In our blog last week, “What we want the general election to deliver for disabled people,” we spoke about the need for the incoming Government to present an ambitious vision for disabled people. 

One of the central pillars of this vision must be to ensure that disabled people have a choice of housing that meets their needs and circumstances. For nearly 20 years, the Aspire Housing Programme has been supporting spinal cord injured people by providing fully accessible temporary housing and the help they need to secure permanent suitable homes.  For all the efforts of the Aspire Housing team though, we cannot meet demand and every year hundreds of spinally injured people are forced into inappropriate accommodation.

Last year Aspire campaigned for housing for disabled people in the following ways:

  • We published independent research revealing how important it is for people living with a spinal cord injury to live in housing that is designed and adapted for their needs and the dreadful consequences for physical and mental health and family life when they don’t.
  • We produced a film ‘An Intolerable Situation’ which showed how living in an inaccessible home has forced Tracey to put her life on hold.
  • Throughout the year, we worked with Parliamentarians to bring an end to the misery of thousands of disabled people like Tracey. 
  • We sought to amend planning legislation and succeeded in achieving a new duty in the Neighbourhood Planning Bill on the Secretary of state to require local authorities to meet the housing needs of disabled people.   
  • In October, we gave evidence to the Women and Equalities Committee inquiry examining the Government’s record on disability and the built environment. 
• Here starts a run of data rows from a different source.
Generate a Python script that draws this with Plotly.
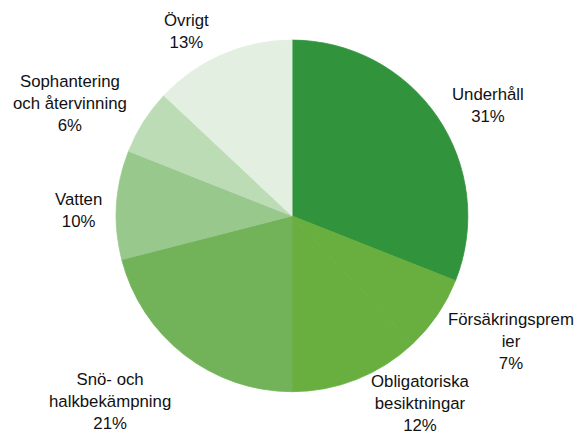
import plotly.graph_objects as go

categories = ["Underhåll", "Försäkringspremier", "Obligatoriska besiktningar",
              "Snö- och halkbekämpning", "Vatten", "Sophantering och återvinning", "Övrigt"]
display_labels = ["Underhåll", "Försäkringsprem<br>ier", "Obligatoriska<br>besiktningar",
                  "Snö- och<br>halkbekämpning", "Vatten", "Sophantering<br>och återvinning", "Övrigt"]
values = [31, 7, 12, 21, 10, 6, 13]
colors = ["#32933D", "#68AF3F", "#68AF3F", "#72B35A", "#98C88C", "#BCDCB6", "#E3F0E1"]

# label anchor positions (paper coords, block centers)
label_pos = [(0.832, 0.764), (0.870, 0.235), (0.716, 0.097), (0.188, 0.101),
             (0.133, 0.530), (0.120, 0.769), (0.318, 0.930)]

fig = go.Figure()
fig.add_trace(go.Pie(
    labels=categories, values=values, sort=False, direction="clockwise", rotation=0,
    marker=dict(colors=colors, line=dict(width=0.8, color=colors)),
    textinfo="none", hoverinfo="label+percent", showlegend=False,
    domain=dict(x=[0.198, 0.797], y=[0.123, 0.911]),
))

for lab, v, (px, py) in zip(display_labels, values, label_pos):
    fig.add_annotation(x=px, y=py, xref="paper", yref="paper", showarrow=False,
                       xanchor="center", yanchor="middle",
                       text=f"{lab}<br>{v}%", align="center",
                       font=dict(family="Liberation Sans, Arial, sans-serif", size=16.8, color="#111111"))

fig.update_layout(width=587, height=447, margin=dict(l=0, r=0, t=0, b=0),
                  paper_bgcolor="white", plot_bgcolor="white")
fig.write_html("out.html")
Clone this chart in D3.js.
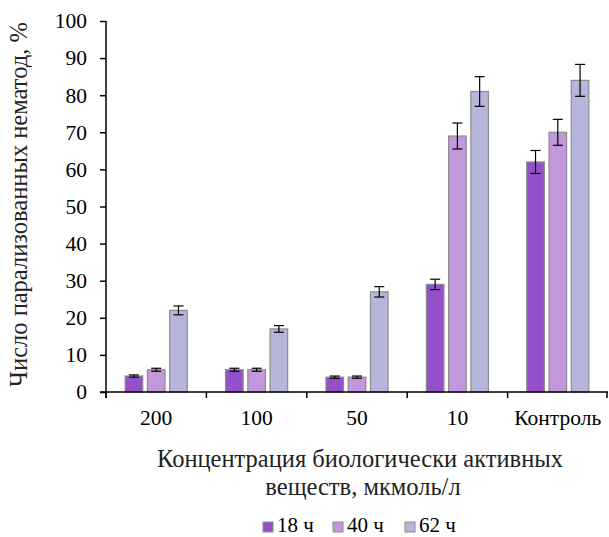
<!DOCTYPE html>
<html>
<head>
  <style>
    body { margin: 0; background: #fff; }
    svg text { font-family: 'Liberation Serif', serif; }
  </style>
</head>
<body>
  <div id="chart"></div>

  <script src="https://d3js.org/d3.v7.min.js"></script>
  <script>
    const categories = ['200', '100', '50', '10', 'Контроль'];
    const seriesNames = ['18 ч', '40 ч', '62 ч'];
    const seriesColors = ['#9450c8', '#c397dc', '#b6b5dc'];
    const values18 = [4.3, 6, 4, 29, 62];
    const values40 = [6, 6, 4, 69, 70];
    const values62 = [22, 17, 27, 81, 84];
    const errors18 = [0.3, 0.4, 0.3, 1.4, 3.1];
    const errors40 = [0.4, 0.4, 0.3, 3.5, 3.5];
    const errors62 = [1.2, 0.9, 1.4, 4, 4.3];
    const yTicks = [0, 10, 20, 30, 40, 50, 60, 70, 80, 90, 100];

    const seriesValues = [values18, values40, values62];
    const seriesErrors = [errors18, errors40, errors62];

    const FONT = "'Liberation Serif'";
    const FS = '21.5px';
    const TITLE_FS = '24.5px';
    const width = 609;
    const height = 537;
    const margin = { top: 21, right: 1, bottom: 145, left: 106 };

    const svg = d3.select('#chart')
      .append('svg')
      .attr('width', width)
      .attr('height', height);

    const x = d3.scaleBand()
      .domain(categories)
      .range([margin.left, width - margin.right])
      .paddingInner(0)
      .paddingOuter(0);

    const xSeries = d3.scaleBand()
      .domain(seriesNames)
      .range([0, x.bandwidth()])
      .paddingInner(0.21)
      .paddingOuter(0.86);

    const y = d3.scaleLinear()
      .domain([0, 100])
      .range([height - margin.bottom, margin.top]);

    // bars
    seriesNames.forEach((name, si) => {
      const g = svg.append('g');
      g.selectAll('rect')
        .data(categories)
        .enter()
        .append('rect')
        .attr('x', c => x(c) + xSeries(name))
        .attr('y', (c, i) => y(seriesValues[si][i]))
        .attr('width', xSeries.bandwidth())
        .attr('height', (c, i) => y(0) - y(seriesValues[si][i]))
        .attr('fill', seriesColors[si])
        .attr('stroke', '#8c8c8c')
        .attr('stroke-width', 1.2);

      // error bars
      const eb = g.selectAll('g.err')
        .data(categories)
        .enter()
        .append('g')
        .attr('class', 'err')
        .attr('stroke', '#000')
        .attr('stroke-width', 1.2);
      const cx = c => x(c) + xSeries(name) + xSeries.bandwidth() / 2;
      eb.append('line')
        .attr('x1', cx).attr('x2', cx)
        .attr('y1', (c, i) => y(seriesValues[si][i] + seriesErrors[si][i]))
        .attr('y2', (c, i) => y(seriesValues[si][i] - seriesErrors[si][i]));
      [1, -1].forEach(sgn => {
        eb.append('line')
          .attr('x1', c => cx(c) - 5).attr('x2', c => cx(c) + 5)
          .attr('y1', (c, i) => y(seriesValues[si][i] + sgn * seriesErrors[si][i]))
          .attr('y2', (c, i) => y(seriesValues[si][i] + sgn * seriesErrors[si][i]));
      });
    });

    // y axis
    const yAxis = svg.append('g')
      .attr('transform', `translate(${margin.left},0)`)
      .call(d3.axisLeft(y).tickValues(yTicks).tickSize(6).tickPadding(13));
    yAxis.attr('font-family', null).attr('font-size', null);
    yAxis.selectAll('text')
      .style('font-family', FONT).style('font-size', FS).attr('fill', '#000');
    yAxis.selectAll('line, path').attr('stroke', '#000').attr('stroke-width', 1.5);
    yAxis.select('.domain').attr('d', `M0,${y(0) + 6}V${y(100)}`);

    // x axis
    const xAxis = svg.append('g')
      .attr('transform', `translate(0,${y(0)})`)
      .call(d3.axisBottom(x).tickSize(0).tickPadding(18));
    xAxis.attr('font-family', null).attr('font-size', null);
    xAxis.selectAll('text')
      .style('font-family', FONT).style('font-size', FS).attr('fill', '#000');
    xAxis.select('.domain').attr('stroke', '#000').attr('stroke-width', 1.5)
      .attr('d', `M${margin.left - 6},0H${width - margin.right}`);
    xAxis.append('g')
      .selectAll('line')
      .data(categories.concat(['end']))
      .enter()
      .append('line')
      .attr('x1', (c, i) => i < categories.length ? x(c) : x.range()[1] - 1)
      .attr('x2', (c, i) => i < categories.length ? x(c) : x.range()[1] - 1)
      .attr('y1', 0)
      .attr('y2', 6)
      .attr('stroke', '#000')
      .attr('stroke-width', 1.5);

    // axis titles
    svg.append('text')
      .attr('transform', `translate(27,${(y(0) + y(100)) / 2 - 2}) rotate(-90)`)
      .attr('text-anchor', 'middle')
      .style('font-family', FONT).style('font-size', TITLE_FS)
      .attr('fill', '#222')
      .text('Число парализованных нематод, %');

    const xTitle = svg.append('g')
      .attr('text-anchor', 'middle')
      .style('font-family', FONT).style('font-size', TITLE_FS)
      .attr('fill', '#222');
    xTitle.append('text').attr('x', 360).attr('y', 467)
      .text('Концентрация биологически активных');
    xTitle.append('text').attr('x', 363).attr('y', 495)
      .text('веществ, мкмоль/л');

    // legend
    const legendX = [263, 333, 405];
    const legend = svg.append('g');
    seriesNames.forEach((name, i) => {
      legend.append('rect')
        .attr('x', legendX[i])
        .attr('y', 522)
        .attr('width', 10)
        .attr('height', 10)
        .attr('fill', seriesColors[i])
        .attr('stroke', '#8c8c8c')
        .attr('stroke-width', 1);
      legend.append('text')
        .attr('x', legendX[i] + 14)
        .attr('y', 532)
        .style('font-family', FONT).style('font-size', '21px')
        .attr('fill', '#000')
        .text(name);
    });
  </script>
</body>
</html>
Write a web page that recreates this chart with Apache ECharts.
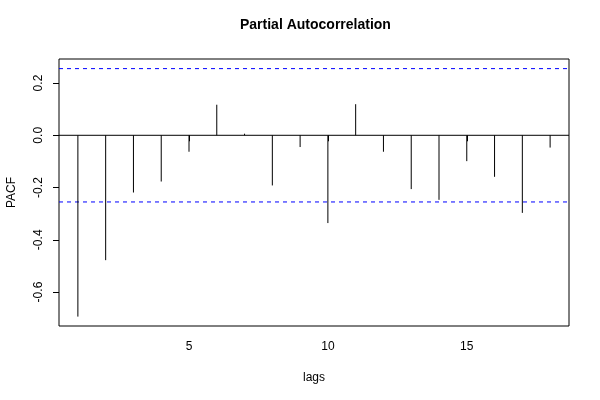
<!DOCTYPE html>
<html>
<head>
<meta charset="utf-8">
<script src="https://cdn.jsdelivr.net/npm/echarts@6/dist/echarts.min.js"></script>
<style>html,body{margin:0;padding:0;background:#fff}#c{width:600px;height:400px}</style>
</head>
<body>
<div id="c"></div>
<script>
const lags = [1,2,3,4,5,6,7,8,9,10,11,12,13,14,15,16,17,18];
const pacf = [-0.694,-0.478,-0.219,-0.177,-0.063,0.117,0.006,-0.192,-0.045,-0.336,0.119,-0.063,-0.206,-0.247,-0.099,-0.159,-0.297,-0.047];
const confLimit = 0.2552;
const xMin = 0.32, xMax = 18.68;
const yMin = -0.73, yMax = 0.292;
const xTicks = [5,10,15];
const yTicks = [-0.6,-0.4,-0.2,0.0,0.2];
const titleText = 'Partial Autocorrelation';
const xName = 'lags';
const yName = 'PACF';

const FONT = '"Liberation Sans", Arial, Helvetica, sans-serif';
const chart = echarts.init(document.getElementById('c'), null, {renderer:'canvas'});

function hLine(y, color, type) {
  return {
    type: 'line', data: [[xMin, y], [xMax, y]], showSymbol: false, symbol: 'none',
    silent: true, z: 1, color: color,
    lineStyle: {color: color, width: 1, type: type}
  };
}

chart.setOption({
  animation: false,
  backgroundColor: '#fff',
  title: {
    text: titleText, left: 235, top: 13,
    textStyle: {fontFamily: FONT, fontSize: 14, fontWeight: 'bold', color: '#000'}
  },
  grid: {left: 59, right: 31, top: 59, bottom: 74, outerBoundsMode: 'none', containLabel: false,
    show: true, borderColor: '#000', borderWidth: 1, backgroundColor: 'transparent'},
  xAxis: {
    type: 'value', min: xMin, max: xMax,
    name: xName, nameLocation: 'middle', nameGap: 46,
    nameTextStyle: {fontFamily: FONT, fontSize: 12, color: '#000'},
    axisLine: {show: false},
    axisTick: {show: true, length: 6, customValues: xTicks, lineStyle: {color: '#000'}},
    axisLabel: {customValues: xTicks, margin: 15, fontFamily: FONT, fontSize: 12, color: '#000'},
    splitLine: {show: false}
  },
  yAxis: {
    type: 'value', min: yMin, max: yMax,
    name: yName, nameLocation: 'middle', nameGap: 41, nameRotate: 90,
    nameTextStyle: {fontFamily: FONT, fontSize: 12, color: '#000'},
    axisLine: {show: false},
    axisTick: {show: true, length: 6, customValues: yTicks, lineStyle: {color: '#000'}},
    axisLabel: {customValues: yTicks, rotate: 90, margin: 14, fontFamily: FONT, fontSize: 12, color: '#000',
      formatter: v => v.toFixed(1)},
    splitLine: {show: false}
  },
  series: [
    hLine(0, '#000000', 'solid'),
    hLine(confLimit, '#0000ff', [4, 4]),
    hLine(-confLimit, '#0000ff', [4, 4]),
    {
      type: 'custom',
      z: 2,
      data: lags.map((l, i) => [l, pacf[i]]),
      renderItem: function (params, api) {
        const p0 = api.coord([api.value(0), 0]);
        const p1 = api.coord([api.value(0), api.value(1)]);
        return {type: 'line', shape: {x1: p0[0], y1: p0[1], x2: p1[0], y2: p1[1]},
          style: {stroke: '#000', lineWidth: 1}};
      }
    }
  ]
});
</script>
</body>
</html>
Findings of the Women and Equalities Committee

On Tuesday, the Committee published its findings.  The committee welcomes the government’s changes to the Neighbourhood Planning bill but feels that if a local authority wants to “prevent inaccessible housing from being built,” it should not be required to prove the level of need in order to do so.  It is the Committee’s view that “Wherever people live or choose to live in the future, there should be real choice in the housing available to them.” 

To achieve this vision, the committee recommends that “We should future-proof our housing policy.” It recommends that Government should remove the requirement on local authorities to prove an immediate need for accessible housing, where they want accessible homes built in their areas.  Building on this, the Committee concludes that the “evidence is clear” that the minimum standards that new homes have to comply with, to be visitable by disabled people, “is simply too low to meet the needs of the population.” It recommends that the Government raise the minimum standard for all new housing to be built to category 2 of Part M of the building regulations, to be accessible and adaptable for disabled people.  

What is particularly welcome and significant about this recommendation, is that it represents what could be described as a presumption in favour of accessible and inclusive development, which unlike current national planning policy that essentially requires local councils to justify a requirement for more accessible homes, presents the vision of an inclusive society in which meeting the housing needs of disabled people is a given.

As such, this is a powerful example of the kind of ambitious, coherent vision we spoke about in last week’s election blog, and one we would hope to see embraced in election manifestos and fully implemented by the incoming Government.